Good documentation changes the quality of the response significantly.
What About Crypto on Foreign Exchanges?
Many users assume:
“If I used Binance or another foreign platform, India can’t see it.”
That assumption is increasingly risky.
Cross-platform visibility and data analytics are evolving rapidly.
Which means:
Foreign exchange usage does not guarantee invisibility.
Common Panic Questions
“Will I Be Taxed on Total Volume?”
Not necessarily.
But you may need to explain how actual gains differ from gross transaction amounts.
“Can Old Years Be Reopened?”
Depending on facts and legal provisions:
Earlier years may still come under scrutiny.
This is especially relevant for FY 2021–22 and transition years.
“What If I Didn’t File Crypto Properly?”
The best approach is usually:
Organized review before responding.
Not panic or avoidance.
A Practical Checklist If You Receive a Crypto Notice
- Read the notice carefully
- Note response deadlines
- Gather transaction history
- Reconcile actual gains
- Compare with filed returns
- Prepare documentation logically
- Respond factually and clearly
This alone can reduce significant stress.

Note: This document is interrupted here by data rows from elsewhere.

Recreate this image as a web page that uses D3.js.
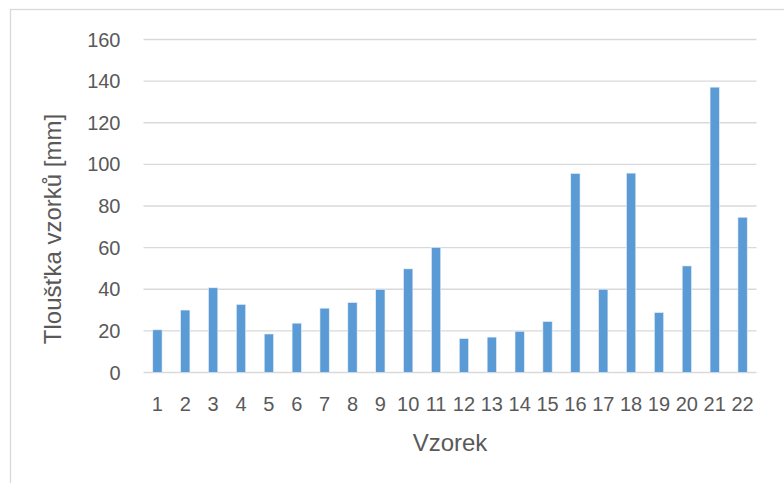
<!DOCTYPE html>
<html>
<head>
<meta charset="utf-8">
<script src="https://cdnjs.cloudflare.com/ajax/libs/d3/7.8.5/d3.min.js"></script>
<style>
  body { margin: 0; background: #fff; }
  svg text { font-family: 'Liberation Sans', Arial, sans-serif; fill: #595959; }
</style>
</head>
<body>
<div class="d3-wrapper"></div>
<script>
const samples = d3.range(1, 23).map(String);
const thickness = [20.5, 30, 40.7, 32.7, 18.5, 23.7, 30.9, 33.6, 39.9, 49.8, 60.1,
  16.3, 17, 19.8, 24.5, 95.6, 40, 95.8, 28.8, 51.2, 137.1, 74.6];
const yTicks = [0, 20, 40, 60, 80, 100, 120, 140, 160];

const OUTER_WIDTH = 784, OUTER_HEIGHT = 483;
const MARGIN = { top: 39.5, right: 27.5, bottom: 110.5, left: 143.5 };
const INNER_WIDTH = OUTER_WIDTH - MARGIN.left - MARGIN.right,
  INNER_HEIGHT = OUTER_HEIGHT - MARGIN.top - MARGIN.bottom;

const xScale = d3.scaleBand().domain(samples).range([0, INNER_WIDTH]).paddingInner(0.667).paddingOuter(0.333);
const yScale = d3.scaleLinear().domain([0, 160]).range([INNER_HEIGHT, 0]);

const svg = d3.select('.d3-wrapper').append('svg')
  .attr('width', OUTER_WIDTH)
  .attr('height', OUTER_HEIGHT);

// chart area border (runs past the right and bottom edge)
svg.append('rect')
  .attr('x', 10.5).attr('y', 9.5)
  .attr('width', 800).attr('height', 500)
  .attr('fill', 'none')
  .attr('stroke', '#d9d9d9')
  .attr('stroke-width', 1.3);

const g = svg.append('g')
  .attr('transform', `translate(${MARGIN.left}, ${MARGIN.top})`);

g.append('g')
  .selectAll('line')
  .data(yTicks)
  .enter().append('line')
  .attr('x1', 0).attr('x2', INNER_WIDTH)
  .attr('y1', d => yScale(d)).attr('y2', d => yScale(d))
  .attr('stroke', '#d9d9d9')
  .attr('stroke-width', 1.3);

g.append('g')
  .selectAll('text')
  .data(yTicks)
  .enter().append('text')
  .attr('x', -23)
  .attr('y', d => yScale(d))
  .attr('dy', '0.35em')
  .attr('text-anchor', 'end')
  .style('font-size', '20px')
  .text(d => d);

g.selectAll('.bar')
  .data(thickness)
  .enter().append('rect')
  .attr('class', 'bar')
  .attr('x', (d, i) => xScale(samples[i]))
  .attr('width', xScale.bandwidth())
  .attr('y', d => yScale(d))
  .attr('height', d => yScale(0) - yScale(d))
  .attr('fill', '#5b9bd5')
  .attr('stroke', '#e6eef8')
  .attr('stroke-width', 0.6);

g.append('g')
  .selectAll('text')
  .data(samples)
  .enter().append('text')
  .attr('x', d => xScale(d) + xScale.bandwidth() / 2)
  .attr('y', INNER_HEIGHT + 31)
  .attr('dy', '0.35em')
  .attr('text-anchor', 'middle')
  .style('font-size', '20px')
  .text(d => d);

svg.append('text')
  .attr('x', MARGIN.left + INNER_WIDTH / 2)
  .attr('y', 443)
  .attr('dy', '0.35em')
  .attr('text-anchor', 'middle')
  .style('font-size', '24px')
  .text('Vzorek');

svg.append('text')
  .attr('transform', 'translate(53, 229) rotate(-90)')
  .attr('dy', '0.35em')
  .attr('text-anchor', 'middle')
  .style('font-size', '24px')
  .text('Tloušťka vzorků [mm]');
</script>
</body>
</html>
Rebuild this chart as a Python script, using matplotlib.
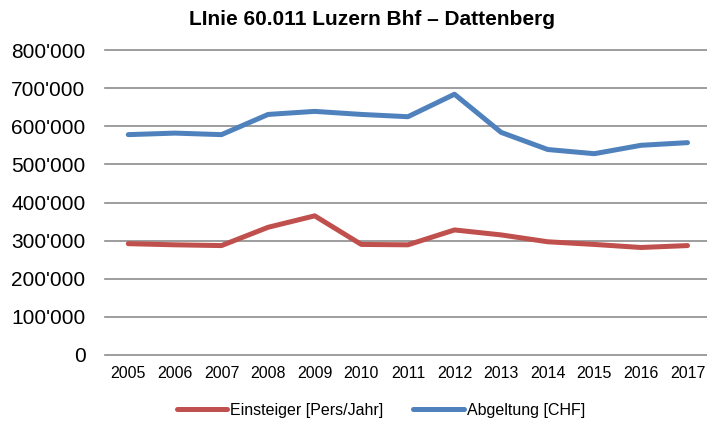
import numpy as np
import matplotlib
matplotlib.use("Agg")
import matplotlib.pyplot as plt
from matplotlib.ticker import FuncFormatter

years = ["2005", "2006", "2007", "2008", "2009", "2010", "2011",
         "2012", "2013", "2014", "2015", "2016", "2017"]
einsteiger = [292000, 289000, 287000, 335000, 365000, 290000, 289000,
              328000, 315000, 297000, 290000, 282000, 287000]
abgeltung = [578000, 582000, 578000, 631000, 639000, 631000, 625000,
             684000, 584000, 539000, 528000, 550000, 557000]
y_ticks = [0, 100000, 200000, 300000, 400000, 500000, 600000, 700000, 800000]

title = "LInie 60.011 Luzern Bhf \u2013 Dattenberg"
red = "#C0504D"
blue = "#4F81BD"


def swiss_fmt(v, pos):
    return f"{int(v):,}".replace(",", "'")


plt.rcParams['font.family'] = ['Liberation Sans', 'DejaVu Sans']

fig = plt.figure(figsize=(7.07, 4.24), dpi=100)
W, H = 707, 424
ax = fig.add_axes([105 / W, 1 - 355 / H, 602 / W, 305 / H])

x = np.arange(len(years))
ax.plot(x, einsteiger, color=red, lw=3.6, solid_capstyle='round',
        label="Einsteiger [Pers/Jahr]", zorder=3)
ax.plot(x, abgeltung, color=blue, lw=3.6, solid_capstyle='round',
        label="Abgeltung [CHF]", zorder=3)

ax.set_xlim(-0.5, -0.5 + 602 / 46.6)
ax.set_ylim(0, 800000)
ax.set_yticks(y_ticks)
ax.yaxis.set_major_formatter(FuncFormatter(swiss_fmt))
ax.set_xticks(x)
ax.set_xticklabels(years)
ax.tick_params(axis='y', length=0, pad=14, labelsize=15)
ax.tick_params(axis='x', length=0, pad=8, labelsize=11.5)
ax.grid(axis='y', color='#8c8c8c', lw=1.2, clip_on=False)
ax.set_axisbelow(True)
for s in ax.spines.values():
    s.set_visible(False)

fig.text(372 / W, 1 - 19.5 / H, title, ha='center', va='center',
         fontsize=15, fontweight='bold')

fig.legend(loc='center', bbox_to_anchor=(381 / W, 1 - 410 / H), ncol=2,
           frameon=False, fontsize=11.5, handlelength=3.15, handletextpad=0.2,
           columnspacing=1.85)

fig.savefig("out.png", dpi=100)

Why Crypto Notices Are Increasing Globally
India is not alone.
Globally, governments are increasing focus on:
- Digital assets
- Exchange reporting
- Blockchain analytics
- Cross-border crypto movement
The environment is shifting from:
- Informal trading
to
- Structured compliance expectations
The Bigger Lesson
Crypto taxation today is less about secrecy…
And more about:
Record alignment.
Many problems arise not from fraud…
But from:
- Missing documentation
- Inconsistent reporting
- Poor reconciliation
That’s why organization matters.
Final Thought
If you receive a crypto tax notice:
- Don’t panic.
- Don’t ignore it.
- Don’t assume the worst immediately.
Instead:
- Understand the issue
- Reconstruct the data
- Respond properly
Because in many cases, the difference between a stressful situation and a manageable one is simply:
Preparation and documentation.
And in today’s crypto environment…
Good records are becoming just as important as good trades.